Pour couronner le tout, la décision a été prise dans le cadre d’un conseil des ministres inconstitutionnels, tenus avec les Ministres du Gouvernement du Premier Ministre Coulibaly Amadou Gon, à l’existence légale duquel la mort de ce dernier a mis fin conformément à la Constitution. Le Premier Ministre Ahmed Bakayoko n’ayant pas été invité à former un Gouvernement comme le prescrit la loi fondamentale et contraint de travailler, pour on ne sait quelle raison sinon celle de l’humilier, avec les ministres de son prédécesseur est condamné à voir tous les actes qu’il pose dans ces conditions, frappés du sceau de l’inconstitutionnalité. Pour la première fois dans l’histoire de notre pays, le Décret de nomination du Premier Ministre vient dans l’ordre, après celui des autres membres du Gouvernement dans les visas des actes administratifs.

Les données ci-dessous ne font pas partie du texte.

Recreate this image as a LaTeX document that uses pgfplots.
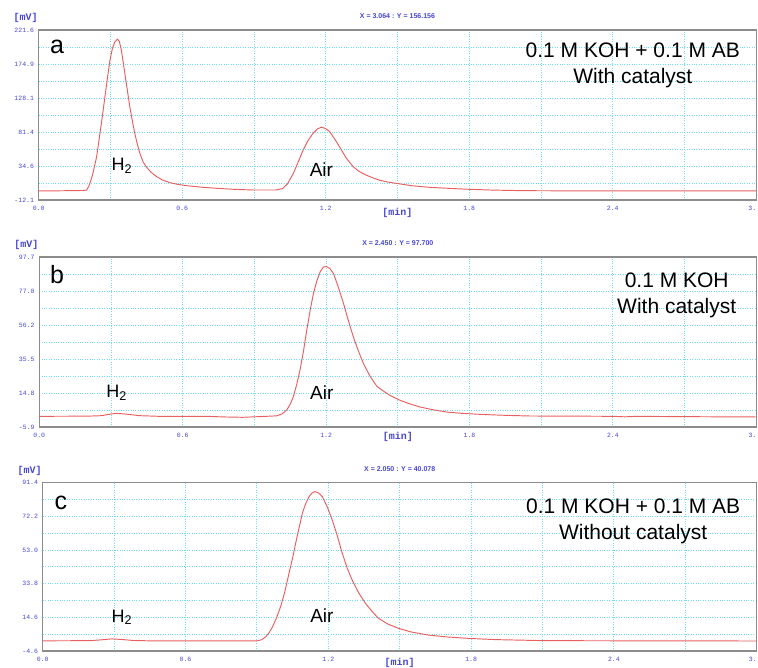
\documentclass[border=0pt]{standalone}
\usepackage{pgfplots}
\pgfplotsset{compat=1.18}
\usepackage{fontspec}
\setmainfont{Liberation Sans}
\newfontfamily\monofont{Liberation Mono}
\definecolor{gcgrid}{RGB}{110,225,240}
\definecolor{gcblue}{RGB}{70,70,210}
\definecolor{gcred}{RGB}{232,95,95}
\definecolor{gcbox}{RGB}{140,140,140}

\pgfplotsset{gc/.style={
  scale only axis, anchor=south west,
  xmin=0, xmax=3,
  xtick={0,0.6,1.2,1.8,2.4,3.0},
  xticklabels={0.0,0.6,1.2,1.8,2.4,\makebox[0pt][r]{3.}},
  minor xtick={0.3,0.9,1.5,2.1,2.7},
  grid=both,
  major grid style={gcgrid, dotted, line width=0.9pt},
  minor grid style={gcgrid, dotted, line width=0.9pt},
  major tick length=0pt, minor tick length=0pt,
  axis line style={gcbox, line width=1.2pt},
  tick label style={font=\monofont\fontsize{6.5}{7}\selectfont, text=gcblue, inner sep=0pt},
  xticklabel style={yshift=-5.5pt},
  yticklabel style={xshift=-4.5pt},
  clip=false,
}}
\tikzset{curve/.style={draw=gcred, line width=0.95pt, mark=none}}
\newcommand{\mvlabel}{\node[font=\monofont\bfseries\fontsize{10}{11}\selectfont, text=gcblue, xshift=-13pt, yshift=12pt] at (rel axis cs:0,1) {[mV]};}
\newcommand{\toptitle}[1]{\node[font=\bfseries\fontsize{7}{8}\selectfont, text=gcblue, yshift=14pt] at (rel axis cs:0.5,1) {#1};}
\newcommand{\minlabel}[1]{\node[font=\monofont\bfseries\fontsize{10}{11}\selectfont, text=gcblue, yshift=#1] at (rel axis cs:0.5,0) {[min]};}

\begin{document}
\begin{tikzpicture}
\useasboundingbox (0,0) rectangle (758pt,668pt);

% ---------------- panel a
\begin{axis}[gc, at={(38.7pt,468pt)}, width=717.5pt, height=170pt,
  ymin=-12.1, ymax=221.6,
  ytick={-12.1,34.64,81.38,128.12,174.86,221.6},
  yticklabels={-12.1,34.6,81.4,128.1,174.9,221.6},
  minor ytick={11.27,58.01,104.75,151.49,198.23}]
\addplot[curve] coordinates {
(0.00,0.3) (0.10,0.6) (0.19,1.0) (0.200,1.5) (0.21,7) (0.225,22) (0.242,47)
(0.256,79) (0.267,105) (0.277,130) (0.288,157) (0.298,180) (0.308,196)
(0.318,205) (0.329,209) (0.337,206) (0.345,195) (0.353,178) (0.361,160)
(0.371,138) (0.381,116) (0.392,96) (0.402,79) (0.413,64) (0.423,52)
(0.437,40) (0.451,33) (0.47,26) (0.493,20) (0.52,15) (0.549,11.7)
(0.58,9.5) (0.618,7.6) (0.68,5.5) (0.743,4) (0.82,2.5) (0.9,1.6) (0.99,1.6)
(1.02,3.5) (1.04,10) (1.064,24) (1.085,40) (1.105,56) (1.125,69) (1.147,79.5)
(1.165,85.5) (1.182,88) (1.2,86) (1.217,81.8) (1.237,72) (1.258,61)
(1.285,46) (1.314,34) (1.34,27) (1.37,22) (1.4,18) (1.426,15) (1.46,12.5)
(1.495,10.8) (1.56,7.5) (1.635,5.3) (1.72,3.8) (1.8,2.6) (1.9,1.5)
(2.025,0.7) (2.2,0.5) (2.6,0.4) (3.0,0.3)};
\mvlabel
\toptitle{X = 3.064 : Y = 156.156}
\minlabel{-13pt}
\node[font=\fontsize{25}{28}\selectfont] at (rel axis cs:0.0255,0.90) {a};
\node[font=\fontsize{18}{20}\selectfont] at (rel axis cs:0.116,0.20) {H\textsubscript{2}};
\node[font=\fontsize{19}{20}\selectfont] at (rel axis cs:0.394,0.18) {Air};
\node[align=center, font=\fontsize{21}{26}\selectfont] at (rel axis cs:0.828,0.794) {0.1 M KOH + 0.1 M AB\\With catalyst};
\end{axis}

% ---------------- panel b
\begin{axis}[gc, at={(39.3pt,241pt)}, width=717pt, height=170pt,
  ymin=-5.9, ymax=97.7,
  ytick={-5.9,14.82,35.54,56.26,76.98,97.7},
  yticklabels={-5.9,14.8,35.5,56.2,77.0,97.7},
  minor ytick={4.46,25.18,45.9,66.62,87.34}]
\addplot[curve] coordinates {
(0.0,0.6) (0.2,0.7) (0.26,1.0) (0.3,2.0) (0.324,2.4) (0.36,2.0) (0.42,1.0)
(0.5,0.6) (0.7,0.6) (0.78,0.2) (0.85,0.0) (0.9,0.3) (0.95,0.6) (0.993,0.9)
(1.015,2) (1.035,4.4) (1.05,8) (1.063,12.6) (1.077,20) (1.091,28.9)
(1.105,40) (1.119,53) (1.133,65) (1.147,75.4) (1.161,83) (1.175,88.6)
(1.188,91.5) (1.2,92) (1.215,90.8) (1.231,87.6) (1.252,79) (1.273,69.3)
(1.293,59) (1.314,49) (1.335,40.5) (1.356,32.8) (1.384,25) (1.412,19)
(1.425,17.5) (1.465,13.5) (1.509,10.4) (1.55,8.2) (1.593,6.3) (1.65,4.5)
(1.705,3.2) (1.77,2.4) (1.844,1.8) (1.95,1.2) (2.053,0.8) (2.25,0.7)
(2.4,0.6) (2.45,0.3) (2.5,0.6) (2.7,0.4) (3.0,0.2)};
\mvlabel
\toptitle{X = 2.450 : Y = 97.700}
\minlabel{-9.5pt}
\node[font=\fontsize{25}{28}\selectfont] at (rel axis cs:0.0247,0.894) {b};
\node[font=\fontsize{18}{20}\selectfont] at (rel axis cs:0.108,0.20) {H\textsubscript{2}};
\node[font=\fontsize{19}{20}\selectfont] at (rel axis cs:0.394,0.20) {Air};
\node[align=center, font=\fontsize{21}{26}\selectfont] at (rel axis cs:0.889,0.774) {0.1 M KOH\\With catalyst};
\end{axis}

% ---------------- panel c
\begin{axis}[gc, at={(42.7pt,17pt)}, width=714pt, height=168.3pt,
  ymin=-4.6, ymax=91.4,
  ytick={-4.6,14.6,33.8,53.0,72.2,91.4},
  yticklabels={-4.6,14.6,33.8,53.0,72.2,91.4},
  minor ytick={5,24.2,43.4,62.6,81.8}]
\addplot[curve] coordinates {
(0.0,1.2) (0.2,1.3) (0.25,1.8) (0.289,2.3) (0.33,2.0) (0.38,1.4) (0.45,1.2)
(0.9,1.2) (0.92,1.8) (0.938,3.6) (0.952,6) (0.966,9.3) (0.983,14.5)
(1.0,20.8) (1.017,29) (1.035,39.8) (1.05,48.5) (1.063,56.9) (1.077,65.5)
(1.091,74) (1.105,79.5) (1.119,83.4) (1.132,85.6) (1.144,86.3) (1.16,85.5)
(1.175,83.4) (1.196,77.5) (1.217,70) (1.238,61) (1.259,51) (1.28,42.5)
(1.3,35.9) (1.328,28.5) (1.356,22.6) (1.385,17.8) (1.411,14) (1.45,10.8)
(1.495,8.3) (1.55,6.2) (1.62,4.5) (1.7,3.4) (1.788,2.6) (1.9,1.9)
(2.108,1.3) (2.5,1.2) (3.0,1.1)};
\mvlabel
\toptitle{X = 2.050 : Y = 40.078}
\minlabel{-11.5pt}
\node[font=\fontsize{25}{28}\selectfont] at (rel axis cs:0.0256,0.879) {c};
\node[font=\fontsize{18}{20}\selectfont] at (rel axis cs:0.111,0.20) {H\textsubscript{2}};
\node[font=\fontsize{19}{20}\selectfont] at (rel axis cs:0.391,0.21) {Air};
\node[align=center, font=\fontsize{21}{26}\selectfont] at (rel axis cs:0.827,0.769) {0.1 M KOH + 0.1 M AB\\Without catalyst};
\end{axis}
\end{tikzpicture}
\end{document}
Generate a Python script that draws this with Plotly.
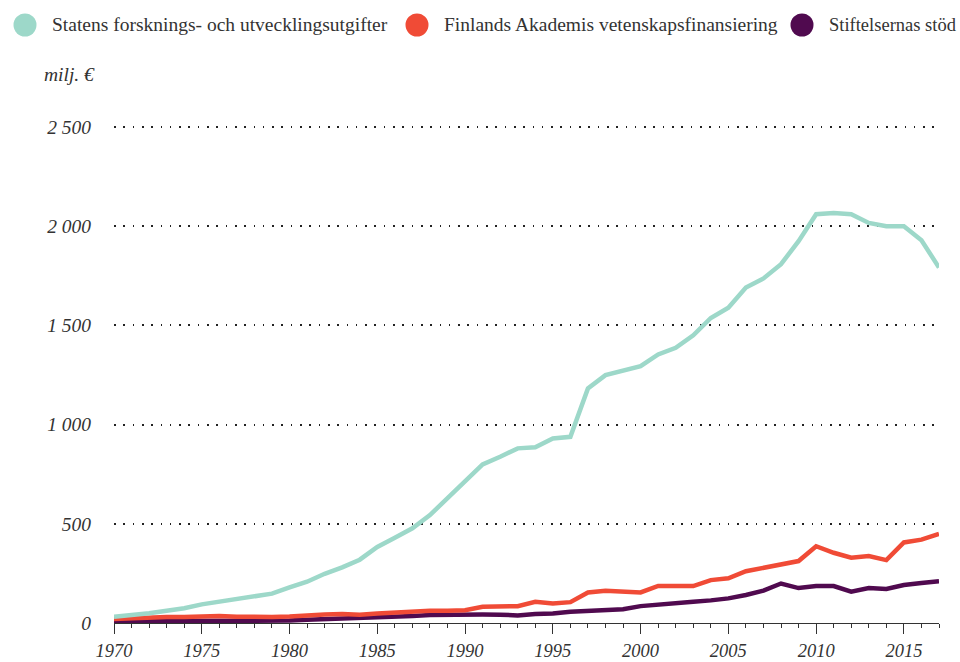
import plotly.graph_objects as go

years = list(range(1970, 2018))

statens = [32, 40, 49, 62, 74, 94, 107, 121, 131, 148,
           179, 208, 248, 280, 319, 383, 430, 477, 544, 631,
           711, 799, 838, 880, 885, 930, 938, 1182, 1249, 1274,
           1294, 1353, 1387, 1450, 1537, 1589, 1690, 1736, 1808, 1924,
           2060, 2066, 2060, 2016, 1999, 1999, 1929, 1791]

akademi = [20, 24, 28, 30, 30, 33, 35, 32, 30, 30,
           33, 39, 43, 45, 42, 48, 54, 58, 62, 62,
           64, 82, 84, 85, 107, 98, 105, 154, 163, 158,
           154, 187, 186, 186, 216, 225, 261, 278, 300, 312,
           387, 354, 329, 337, 317, 406, 420, 449]

stiftelser = [10, 10, 11, 11, 11, 12, 12, 10, 9, 9,
              12, 16, 19, 21, 22, 25, 30, 35, 40, 42,
              44, 43, 42, 38, 45, 48, 57, 60, 65, 69,
              85, 94, 102, 107, 114, 124, 141, 163, 199, 176,
              186, 186, 158, 176, 171, 191, 201, 210]

series_names = ["Statens forsknings- och utvecklingsutgifter",
                "Finlands Akademis vetenskapsfinansiering",
                "Stiftelsernas stöd"]
colors = ["#9dd8c9", "#f04b36", "#500a4f"]

y_tickvals = [0, 500, 1000, 1500, 2000, 2500]
x_tickvals = [1970, 1975, 1980, 1985, 1990, 1995, 2000, 2005, 2010, 2015]

FONT = "Liberation Serif"
TXT = "#333333"
FS = 19.5

fig = go.Figure()
for vals, name, col in [(stiftelser, series_names[2], colors[2]),
                        (akademi, series_names[1], colors[1]),
                        (statens, series_names[0], colors[0])]:
    fig.add_trace(go.Scatter(x=years, y=vals, mode="lines", name=name,
                             line=dict(color=col, width=4.5),
                             showlegend=False, hoverinfo="skip"))

W, H = 960, 662
L, R, T, B = 114, 21, 107, 39
pw, ph = W - L - R, H - T - B

def px(x):
    return (x - L) / pw

def py(y):
    return (H - B - y) / ph

# manual legend (large circle markers)
legend_items = [(25, 50, FS), (417, 442, FS), (802, 827, 18.5)]
shapes = []
annotations = []
for (cx, tx, fs), name, col in zip(legend_items, series_names, colors):
    r = 11.5
    shapes.append(dict(type="circle", xref="paper", yref="paper",
                       x0=px(cx - r), x1=px(cx + r), y0=py(25 + r), y1=py(25 - r),
                       fillcolor=col, line=dict(width=0)))
    annotations.append(dict(text=name, xref="paper", yref="paper",
                            x=px(tx), y=py(25), xanchor="left", yanchor="middle",
                            showarrow=False,
                            font=dict(family=FONT, size=fs, color=TXT)))

annotations.append(dict(text="milj. €", xref="paper", yref="paper",
                        x=px(42), y=py(75), xanchor="left", yanchor="middle",
                        showarrow=False,
                        font=dict(family=FONT, size=FS, color=TXT, style="italic")))

fig.update_layout(
    width=W, height=H,
    margin=dict(l=L, r=R, t=T, b=B, pad=0, autoexpand=False),
    paper_bgcolor="white", plot_bgcolor="white",
    separators=", ",
    shapes=shapes, annotations=annotations,
    showlegend=False,
    xaxis=dict(range=[1970, 2017], tickvals=x_tickvals, automargin=False,
               ticks="outside", ticklen=10, tickwidth=1, tickcolor="#333333",
               showline=True, linecolor="#333333", linewidth=1,
               showgrid=False, zeroline=False,
               minor=dict(dtick=1, tick0=1970, ticks="outside", ticklen=4,
                          tickwidth=1, tickcolor="#333333", showgrid=False),
               tickfont=dict(family=FONT, size=18.5, color=TXT, style="italic"),
               ticklabelstandoff=1),
    yaxis=dict(range=[0, 2600], tickvals=y_tickvals, tickformat=",d",
               automargin=False,
               ticks="", showline=False, zeroline=False,
               showgrid=True, gridcolor="#222222", gridwidth=1.6,
               griddash="1.6px,7.7px",
               tickfont=dict(family=FONT, size=FS, color=TXT, style="italic"),
               ticklabelstandoff=22),
)

fig.write_html("out.html", config={"displayModeBar": False},
               post_script="document.body.style.margin='0px';")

Sacré Alassane Dramane Ouattara, celui qui connait la Constitution plus que tout le monde et qui à la prétention d’exiger le retour à la légalité constitutionnelle dans un Mali qui vient de connaître un coup d’État, devrait se préoccuper de mettre de l’ordre en cette matière dans son propre navire qui prend de l’eau de toute part parce que lui et ses hommes ont décidé de le saborder en pleine connaissance de cause pour servir leurs propres intérêts. Le voir, vouloir donner des leçons en matière de respect de la Constitution aux nouvelles autorités malien et au Peuple de ce pays frère, c’est vraiment l’hôpital qui se fout de la charité. En attendant nous pouvons affirmer sans risque de nous tromper que les femmes des partis d’opposition qui ont respecté les procédures de droit commun pour organiser leur marche sont parfaitement dans la légalité au regard de ce que l’état d’urgence qui leur est opposé a pris fin depuis le 15 mai. C’est avec le régime actuel que les organisations et les individus qui sont en règles avec la loi qui ont le plus de raison de s’inquiéter alors que tous les membres de ce Gouvernement illégal, singulièrement les Ministres de la Justice et de l’intérieur passibles de la peine d’un à trois ans pour avoir signé l’arrêté litigieux, sont à l’abri de toutes poursuites. On comprend dès lors devant la multiplication d’injustices consacrée dans cette affaire, pourquoi la Côte d’Ivoire est au bord de l’implosion.